Quote each line of the material verbatim, without the pictures.

** BEGIN Recorded data **

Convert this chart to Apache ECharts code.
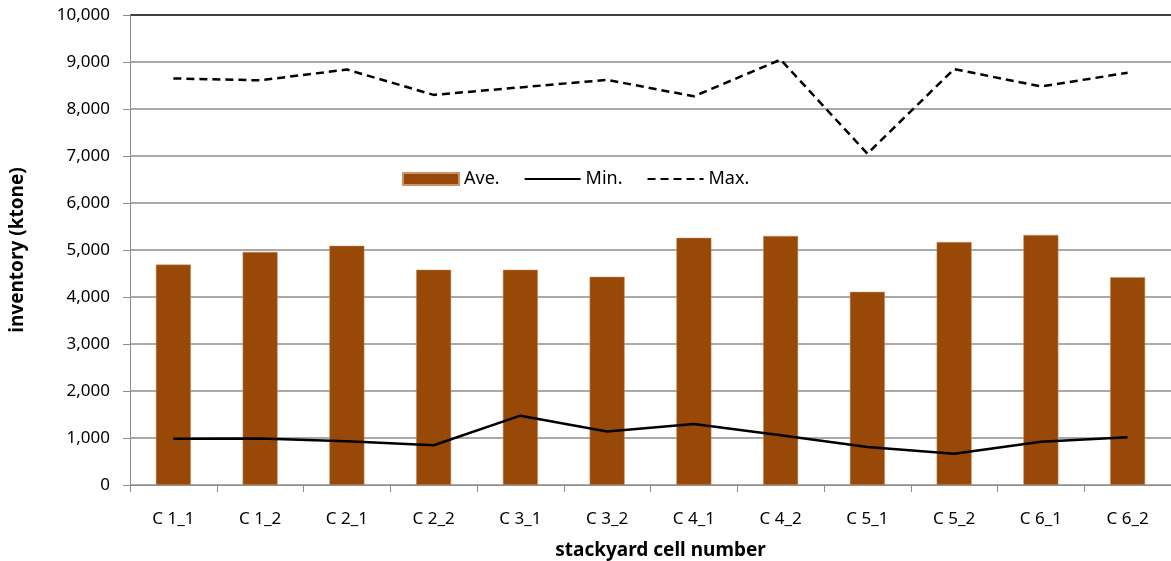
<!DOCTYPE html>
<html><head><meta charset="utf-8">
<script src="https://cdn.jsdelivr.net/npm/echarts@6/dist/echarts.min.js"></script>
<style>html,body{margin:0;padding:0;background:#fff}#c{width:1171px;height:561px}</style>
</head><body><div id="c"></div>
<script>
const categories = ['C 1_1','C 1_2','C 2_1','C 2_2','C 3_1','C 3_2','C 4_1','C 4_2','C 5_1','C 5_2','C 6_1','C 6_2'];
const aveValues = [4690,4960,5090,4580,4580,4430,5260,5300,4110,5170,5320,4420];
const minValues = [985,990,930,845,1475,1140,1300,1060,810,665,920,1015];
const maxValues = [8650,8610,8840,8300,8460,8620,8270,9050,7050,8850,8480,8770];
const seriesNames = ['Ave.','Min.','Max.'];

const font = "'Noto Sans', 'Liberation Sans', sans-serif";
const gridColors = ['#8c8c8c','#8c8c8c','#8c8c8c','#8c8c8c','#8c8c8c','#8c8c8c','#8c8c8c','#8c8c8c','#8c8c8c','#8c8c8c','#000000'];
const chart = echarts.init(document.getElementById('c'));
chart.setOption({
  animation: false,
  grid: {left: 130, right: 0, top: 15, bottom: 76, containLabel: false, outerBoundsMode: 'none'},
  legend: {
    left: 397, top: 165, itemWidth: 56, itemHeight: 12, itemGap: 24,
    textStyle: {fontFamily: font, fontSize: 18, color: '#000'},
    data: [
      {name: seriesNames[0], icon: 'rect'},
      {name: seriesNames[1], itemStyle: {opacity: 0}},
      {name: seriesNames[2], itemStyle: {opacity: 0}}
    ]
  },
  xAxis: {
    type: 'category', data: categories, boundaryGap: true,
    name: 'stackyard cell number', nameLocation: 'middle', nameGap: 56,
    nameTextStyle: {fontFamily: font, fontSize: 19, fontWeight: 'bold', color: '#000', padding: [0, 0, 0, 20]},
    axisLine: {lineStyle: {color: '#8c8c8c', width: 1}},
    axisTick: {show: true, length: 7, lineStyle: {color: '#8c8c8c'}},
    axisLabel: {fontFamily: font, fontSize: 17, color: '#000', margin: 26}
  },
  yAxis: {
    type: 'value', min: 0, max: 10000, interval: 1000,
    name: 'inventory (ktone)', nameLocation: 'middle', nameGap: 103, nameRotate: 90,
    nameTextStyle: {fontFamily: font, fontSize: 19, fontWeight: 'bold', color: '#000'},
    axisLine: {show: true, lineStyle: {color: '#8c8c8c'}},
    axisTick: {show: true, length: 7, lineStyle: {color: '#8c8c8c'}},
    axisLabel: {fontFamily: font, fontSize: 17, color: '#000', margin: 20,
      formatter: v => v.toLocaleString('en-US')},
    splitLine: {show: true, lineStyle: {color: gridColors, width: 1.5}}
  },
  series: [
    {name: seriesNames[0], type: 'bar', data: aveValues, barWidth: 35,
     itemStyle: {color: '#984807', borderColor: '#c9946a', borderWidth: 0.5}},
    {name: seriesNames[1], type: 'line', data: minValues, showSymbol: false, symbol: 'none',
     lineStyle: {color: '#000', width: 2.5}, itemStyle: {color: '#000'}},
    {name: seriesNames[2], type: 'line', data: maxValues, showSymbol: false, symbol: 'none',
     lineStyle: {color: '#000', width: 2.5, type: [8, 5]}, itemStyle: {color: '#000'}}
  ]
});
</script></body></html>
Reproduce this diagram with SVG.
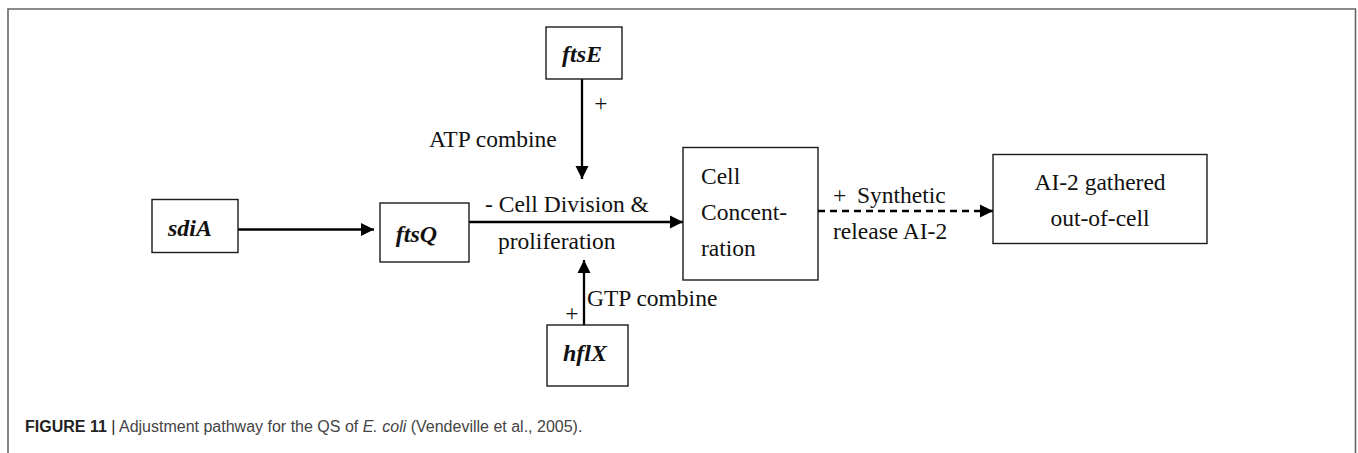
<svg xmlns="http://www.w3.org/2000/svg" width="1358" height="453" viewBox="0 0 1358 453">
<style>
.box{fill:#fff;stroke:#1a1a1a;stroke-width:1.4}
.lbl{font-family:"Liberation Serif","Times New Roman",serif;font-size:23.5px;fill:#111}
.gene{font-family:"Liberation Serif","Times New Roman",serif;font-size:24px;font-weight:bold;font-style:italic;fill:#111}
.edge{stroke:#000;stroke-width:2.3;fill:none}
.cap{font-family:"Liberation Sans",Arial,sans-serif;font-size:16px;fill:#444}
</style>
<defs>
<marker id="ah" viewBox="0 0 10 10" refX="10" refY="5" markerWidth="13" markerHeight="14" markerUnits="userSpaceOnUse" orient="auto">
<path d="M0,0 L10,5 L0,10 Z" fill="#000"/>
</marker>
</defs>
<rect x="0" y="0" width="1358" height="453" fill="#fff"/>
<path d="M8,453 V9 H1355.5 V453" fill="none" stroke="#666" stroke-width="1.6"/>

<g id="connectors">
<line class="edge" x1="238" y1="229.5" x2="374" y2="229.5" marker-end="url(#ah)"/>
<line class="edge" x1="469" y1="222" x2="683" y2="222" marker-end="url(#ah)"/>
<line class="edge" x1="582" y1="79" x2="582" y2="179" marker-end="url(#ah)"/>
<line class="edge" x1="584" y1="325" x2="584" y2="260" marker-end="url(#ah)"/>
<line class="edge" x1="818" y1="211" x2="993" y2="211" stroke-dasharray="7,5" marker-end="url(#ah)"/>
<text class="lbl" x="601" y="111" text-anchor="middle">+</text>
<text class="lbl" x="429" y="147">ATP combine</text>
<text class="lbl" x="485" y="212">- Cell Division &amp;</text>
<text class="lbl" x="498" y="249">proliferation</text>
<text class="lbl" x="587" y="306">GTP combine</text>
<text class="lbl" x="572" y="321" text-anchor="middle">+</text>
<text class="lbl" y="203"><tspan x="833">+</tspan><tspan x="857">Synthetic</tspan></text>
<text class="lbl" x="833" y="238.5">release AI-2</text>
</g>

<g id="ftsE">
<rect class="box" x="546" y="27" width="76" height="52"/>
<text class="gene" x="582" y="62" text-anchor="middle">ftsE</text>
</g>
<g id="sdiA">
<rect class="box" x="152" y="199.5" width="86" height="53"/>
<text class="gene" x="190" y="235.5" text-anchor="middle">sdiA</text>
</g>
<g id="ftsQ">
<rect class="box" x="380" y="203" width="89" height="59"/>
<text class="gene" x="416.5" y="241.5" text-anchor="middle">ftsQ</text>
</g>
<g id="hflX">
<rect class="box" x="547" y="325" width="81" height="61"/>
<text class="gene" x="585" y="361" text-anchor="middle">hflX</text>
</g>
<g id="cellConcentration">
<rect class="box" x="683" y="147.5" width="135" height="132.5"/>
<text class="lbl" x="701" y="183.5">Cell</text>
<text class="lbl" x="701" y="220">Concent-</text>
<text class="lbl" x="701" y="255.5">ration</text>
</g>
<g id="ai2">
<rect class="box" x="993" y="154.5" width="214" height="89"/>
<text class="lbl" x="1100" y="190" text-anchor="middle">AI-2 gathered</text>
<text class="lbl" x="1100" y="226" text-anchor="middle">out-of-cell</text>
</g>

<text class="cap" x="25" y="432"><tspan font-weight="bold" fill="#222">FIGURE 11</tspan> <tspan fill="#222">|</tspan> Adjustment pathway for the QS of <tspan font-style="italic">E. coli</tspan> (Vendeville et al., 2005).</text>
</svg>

** END Recorded data **

» In response
Convert this chart to Apache ECharts code.
<!DOCTYPE html>
<html><head><meta charset="utf-8">
<script src="https://cdn.jsdelivr.net/npm/echarts@6/dist/echarts.min.js"></script>
<style>html,body{margin:0;padding:0;background:#fff}#c{width:1171px;height:561px}</style>
</head><body><div id="c"></div>
<script>
const categories = ['C 1_1','C 1_2','C 2_1','C 2_2','C 3_1','C 3_2','C 4_1','C 4_2','C 5_1','C 5_2','C 6_1','C 6_2'];
const aveValues = [4690,4960,5090,4580,4580,4430,5260,5300,4110,5170,5320,4420];
const minValues = [985,990,930,845,1475,1140,1300,1060,810,665,920,1015];
const maxValues = [8650,8610,8840,8300,8460,8620,8270,9050,7050,8850,8480,8770];
const seriesNames = ['Ave.','Min.','Max.'];

const font = "'Noto Sans', 'Liberation Sans', sans-serif";
const gridColors = ['#8c8c8c','#8c8c8c','#8c8c8c','#8c8c8c','#8c8c8c','#8c8c8c','#8c8c8c','#8c8c8c','#8c8c8c','#8c8c8c','#000000'];
const chart = echarts.init(document.getElementById('c'));
chart.setOption({
  animation: false,
  grid: {left: 130, right: 0, top: 15, bottom: 76, containLabel: false, outerBoundsMode: 'none'},
  legend: {
    left: 397, top: 165, itemWidth: 56, itemHeight: 12, itemGap: 24,
    textStyle: {fontFamily: font, fontSize: 18, color: '#000'},
    data: [
      {name: seriesNames[0], icon: 'rect'},
      {name: seriesNames[1], itemStyle: {opacity: 0}},
      {name: seriesNames[2], itemStyle: {opacity: 0}}
    ]
  },
  xAxis: {
    type: 'category', data: categories, boundaryGap: true,
    name: 'stackyard cell number', nameLocation: 'middle', nameGap: 56,
    nameTextStyle: {fontFamily: font, fontSize: 19, fontWeight: 'bold', color: '#000', padding: [0, 0, 0, 20]},
    axisLine: {lineStyle: {color: '#8c8c8c', width: 1}},
    axisTick: {show: true, length: 7, lineStyle: {color: '#8c8c8c'}},
    axisLabel: {fontFamily: font, fontSize: 17, color: '#000', margin: 26}
  },
  yAxis: {
    type: 'value', min: 0, max: 10000, interval: 1000,
    name: 'inventory (ktone)', nameLocation: 'middle', nameGap: 103, nameRotate: 90,
    nameTextStyle: {fontFamily: font, fontSize: 19, fontWeight: 'bold', color: '#000'},
    axisLine: {show: true, lineStyle: {color: '#8c8c8c'}},
    axisTick: {show: true, length: 7, lineStyle: {color: '#8c8c8c'}},
    axisLabel: {fontFamily: font, fontSize: 17, color: '#000', margin: 20,
      formatter: v => v.toLocaleString('en-US')},
    splitLine: {show: true, lineStyle: {color: gridColors, width: 1.5}}
  },
  series: [
    {name: seriesNames[0], type: 'bar', data: aveValues, barWidth: 35,
     itemStyle: {color: '#984807', borderColor: '#c9946a', borderWidth: 0.5}},
    {name: seriesNames[1], type: 'line', data: minValues, showSymbol: false, symbol: 'none',
     lineStyle: {color: '#000', width: 2.5}, itemStyle: {color: '#000'}},
    {name: seriesNames[2], type: 'line', data: maxValues, showSymbol: false, symbol: 'none',
     lineStyle: {color: '#000', width: 2.5, type: [8, 5]}, itemStyle: {color: '#000'}}
  ]
});
</script></body></html>
Reproduce this diagram with SVG.
<svg xmlns="http://www.w3.org/2000/svg" width="1358" height="453" viewBox="0 0 1358 453">
<style>
.box{fill:#fff;stroke:#1a1a1a;stroke-width:1.4}
.lbl{font-family:"Liberation Serif","Times New Roman",serif;font-size:23.5px;fill:#111}
.gene{font-family:"Liberation Serif","Times New Roman",serif;font-size:24px;font-weight:bold;font-style:italic;fill:#111}
.edge{stroke:#000;stroke-width:2.3;fill:none}
.cap{font-family:"Liberation Sans",Arial,sans-serif;font-size:16px;fill:#444}
</style>
<defs>
<marker id="ah" viewBox="0 0 10 10" refX="10" refY="5" markerWidth="13" markerHeight="14" markerUnits="userSpaceOnUse" orient="auto">
<path d="M0,0 L10,5 L0,10 Z" fill="#000"/>
</marker>
</defs>
<rect x="0" y="0" width="1358" height="453" fill="#fff"/>
<path d="M8,453 V9 H1355.5 V453" fill="none" stroke="#666" stroke-width="1.6"/>

<g id="connectors">
<line class="edge" x1="238" y1="229.5" x2="374" y2="229.5" marker-end="url(#ah)"/>
<line class="edge" x1="469" y1="222" x2="683" y2="222" marker-end="url(#ah)"/>
<line class="edge" x1="582" y1="79" x2="582" y2="179" marker-end="url(#ah)"/>
<line class="edge" x1="584" y1="325" x2="584" y2="260" marker-end="url(#ah)"/>
<line class="edge" x1="818" y1="211" x2="993" y2="211" stroke-dasharray="7,5" marker-end="url(#ah)"/>
<text class="lbl" x="601" y="111" text-anchor="middle">+</text>
<text class="lbl" x="429" y="147">ATP combine</text>
<text class="lbl" x="485" y="212">- Cell Division &amp;</text>
<text class="lbl" x="498" y="249">proliferation</text>
<text class="lbl" x="587" y="306">GTP combine</text>
<text class="lbl" x="572" y="321" text-anchor="middle">+</text>
<text class="lbl" y="203"><tspan x="833">+</tspan><tspan x="857">Synthetic</tspan></text>
<text class="lbl" x="833" y="238.5">release AI-2</text>
</g>

<g id="ftsE">
<rect class="box" x="546" y="27" width="76" height="52"/>
<text class="gene" x="582" y="62" text-anchor="middle">ftsE</text>
</g>
<g id="sdiA">
<rect class="box" x="152" y="199.5" width="86" height="53"/>
<text class="gene" x="190" y="235.5" text-anchor="middle">sdiA</text>
</g>
<g id="ftsQ">
<rect class="box" x="380" y="203" width="89" height="59"/>
<text class="gene" x="416.5" y="241.5" text-anchor="middle">ftsQ</text>
</g>
<g id="hflX">
<rect class="box" x="547" y="325" width="81" height="61"/>
<text class="gene" x="585" y="361" text-anchor="middle">hflX</text>
</g>
<g id="cellConcentration">
<rect class="box" x="683" y="147.5" width="135" height="132.5"/>
<text class="lbl" x="701" y="183.5">Cell</text>
<text class="lbl" x="701" y="220">Concent-</text>
<text class="lbl" x="701" y="255.5">ration</text>
</g>
<g id="ai2">
<rect class="box" x="993" y="154.5" width="214" height="89"/>
<text class="lbl" x="1100" y="190" text-anchor="middle">AI-2 gathered</text>
<text class="lbl" x="1100" y="226" text-anchor="middle">out-of-cell</text>
</g>

<text class="cap" x="25" y="432"><tspan font-weight="bold" fill="#222">FIGURE 11</tspan> <tspan fill="#222">|</tspan> Adjustment pathway for the QS of <tspan font-style="italic">E. coli</tspan> (Vendeville et al., 2005).</text>
</svg>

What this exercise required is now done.